Broadly, the CCPA grants rights to California consumers (i.e., residents) and imposes obligations on covered entities regarding how they process a California consumer’s personal information. In terms of what constitutes personal information, the CCPA’s definition is extremely broad—in some respects broader than the GDPR’s.[7]
Specifically, the CCPA defines personal information as information that reasonably “identifies, relates to, describes, is reasonably capable of being associated with, or could reasonably be linked, directly or indirectly, with a particular consumer or household.” Examples of personal information subject to the CCPA include, but are not limited to, names, mailing addresses, Social Security numbers, unique personal identifiers (including a device identifier; an Internet Protocol address; and cookies, beacons, pixel tags, mobile ad identifiers, or similar technology), online identifiers, passport numbers, financial information, email addresses, driver’s license numbers, and biometric information.
The bottom line is that the CCPA covers all personal information that can be linked to a household or individual in California. The linkage to a household is an area where the CCPA appears to go beyond the GDPR, which generally focuses only on individuals. There are a few key exclusions, however, of which businesses should be aware. For example, the CCPA currently does not apply to personal information collected in the human resources or business-to-business contexts, though these exemptions are set to expire on January 1, 2023.
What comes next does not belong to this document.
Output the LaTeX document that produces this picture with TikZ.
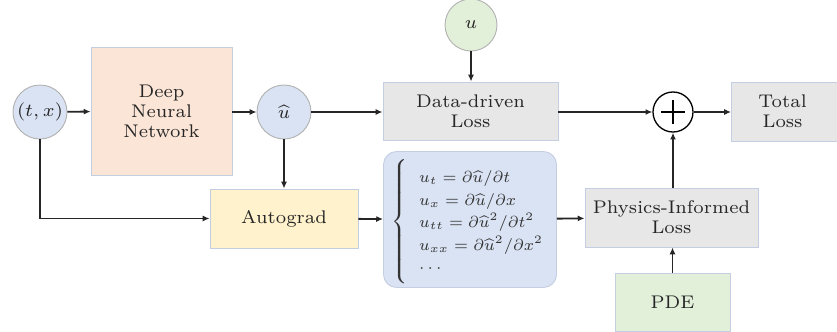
\documentclass[tikz,border=0pt]{standalone}
\usepackage{amsmath}
\usepackage{graphicx}
\usetikzlibrary{arrows.meta}
\definecolor{peach}{RGB}{251,229,214}
\definecolor{lblue}{RGB}{218,227,243}
\definecolor{lgreen}{RGB}{226,240,217}
\definecolor{lyellow}{RGB}{255,242,204}
\definecolor{lgray}{RGB}{231,231,231}
\definecolor{edge}{RGB}{196,206,226}
\def\S{0.382}
\begin{document}
\begin{tikzpicture}[x=\S pt,y=-\S pt,
  font=\fontsize{7}{7.64}\selectfont,
  box/.style={draw=edge,line width=0.35pt,align=center,inner sep=0pt,text=black!85},
  circ/.style={circle,draw=gray!60,line width=0.35pt,fill=lblue,inner sep=0pt,minimum size={#1*\S pt},text=black!85},
  arr/.style={-{Latex[length=2.6pt,width=2.3pt]},line width=0.7pt,black!85}]
\useasboundingbox (0,0) rectangle (837,332);
\node[circ=54] (tx) at (40,112) {$(t,x)$};
\node[box,fill=peach,minimum width={141*\S pt},minimum height={128*\S pt}] (dnn) at (161.5,111) {Deep\\Neural\\Network};
\node[circ=54] (uh) at (284,112) {$\widehat{u}$};
\node[circ=52,fill=lgreen] (u) at (471,25) {$u$};
\node[box,fill=lgray,minimum width={175*\S pt},minimum height={58*\S pt}] (ddl) at (470.5,111) {Data-driven\\Loss};
\node[circle,draw=black,line width=0.5pt,minimum size={40*\S pt},inner sep=0pt] (plus) at (673,112) {};
\draw[line width=0.5pt] ([xshift={-12*\S pt}]plus.center) -- ([xshift={12*\S pt}]plus.center);
\draw[line width=0.5pt] ([yshift={-12*\S pt}]plus.center) -- ([yshift={12*\S pt}]plus.center);
\node[box,fill=lgray,minimum width={110*\S pt},minimum height={59*\S pt},anchor=west] (tl) at (731,111.5) {\hspace*{-3pt}Total\\\hspace*{-3pt}Loss};
\node[box,fill=lyellow,minimum width={148*\S pt},minimum height={59*\S pt}] (ag) at (284,218.5) {Autograd};
\node[box,fill=lblue,rounded corners=5pt,minimum width={173*\S pt},minimum height={136*\S pt}] (eq) at (470,219.5) {};
\node[anchor=west,inner sep=0pt,text=black!80] (eqtext) at (391,220.5)
 {\scalebox{0.87}{$\left\{\vphantom{\rule{0pt}{30pt}}\hspace{5pt}\vcenter{\baselineskip=9.9pt\lineskiplimit=-\maxdimen\lineskip=0pt
 \hbox{$u_t=\partial\widehat{u}/\partial t$}
 \hbox{$u_x=\partial\widehat{u}/\partial x$}
 \hbox{$u_{tt}=\partial\widehat{u}^2/\partial t^2$}
 \hbox{$u_{xx}=\partial\widehat{u}^2/\partial x^2$}
 \hbox{$\cdots$}}\right.$}};
\node[box,fill=lgray,minimum width={173*\S pt},minimum height={59*\S pt}] (pil) at (671.5,217.5) {Physics-Informed\\Loss};
\node[box,fill=lgreen,minimum width={115*\S pt},minimum height={58*\S pt}] (pde) at (672.5,302) {PDE};
\draw[arr] (tx) -- (dnn);
\draw[arr] (dnn.east |- uh) -- (uh);
\draw[arr] (uh) -- (ddl.west |- uh);
\draw[arr] (u) -- (u |- ddl.north);
\draw[arr] (ddl.east |- plus) -- (plus);
\draw[arr] (plus) -- (tl.west |- plus);
\draw[arr] (tx.south) |- (ag.west);
\draw[arr] (uh) -- (ag);
\draw[arr] (ag) -- (eq);
\draw[arr] (eq) -- (pil);
\draw[arr] (pde) -- (pde |- pil.south);
\draw[arr] (pil.north -| plus) -- (plus);
\end{tikzpicture}
\end{document}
In determining the most efficient use of a business’s limited resources, understanding the CCPA’s enforcement mechanisms and penalties, as well as California’s enforcement priorities, can become almost as important as understanding what is required to comply. Violations of the CCPA’s substantive provisions are enforceable by California’s Office of the Attorney General.[8] A limited private right of action also exists.
The CCPA fixes statutory damages of $2,500 for each violation, or $7,500 for each intentional violation, with the California attorney general issuing these fines.[9] However, before the attorney general can bring an action for violation of the CCPA, a business must be given 30 days’ notice to cure the violation, with fines potentially being assessed if the issues are not resolved. While the notice provision provides some level of comfort for businesses, implementing a “cure” within 30 days, especially if it fundamentally alters a company’s data governance practices, could be an onerous task. Moreover, as discussed in further detail below, this 30-day cure period will not be guaranteed under the CPRA.
In addition to attorney general enforcement, the CCPA includes a limited private right of action for Californians in certain data breach scenarios. If a data breach occurs and the business failed to implement and maintain reasonable security procedures and practices, a private right of action could cost as much as $100–$750 per consumer per incident or actual damages, whichever is greater.[10] Class action lawsuits are also contemplated—a class of consumers can sue a business stemming from a data breach when the business egregiously does not establish reasonable safety measures to prevent the data breach.
Nonetheless, there are a few key exclusions with respect to the scope of the CCPA. For example, the law does not restrict a business’s ability to collect or sell a consumer’s personal information if every aspect of that commercial conduct takes place outside of California. Additionally, the CCPA does not apply to information that is subject to other federal regulations, including the Health Insurance Portability and Accountability Act of 1996, the Gramm–Leach–Bliley Act, the Fair Credit Reporting Act, or the Driver’s Privacy Protection Act.[11]
Since the law became enforceable on July 1, 2020, there has been little news from the attorney general about enforcement. This likely is due to the existing 30-day cure period discussed above.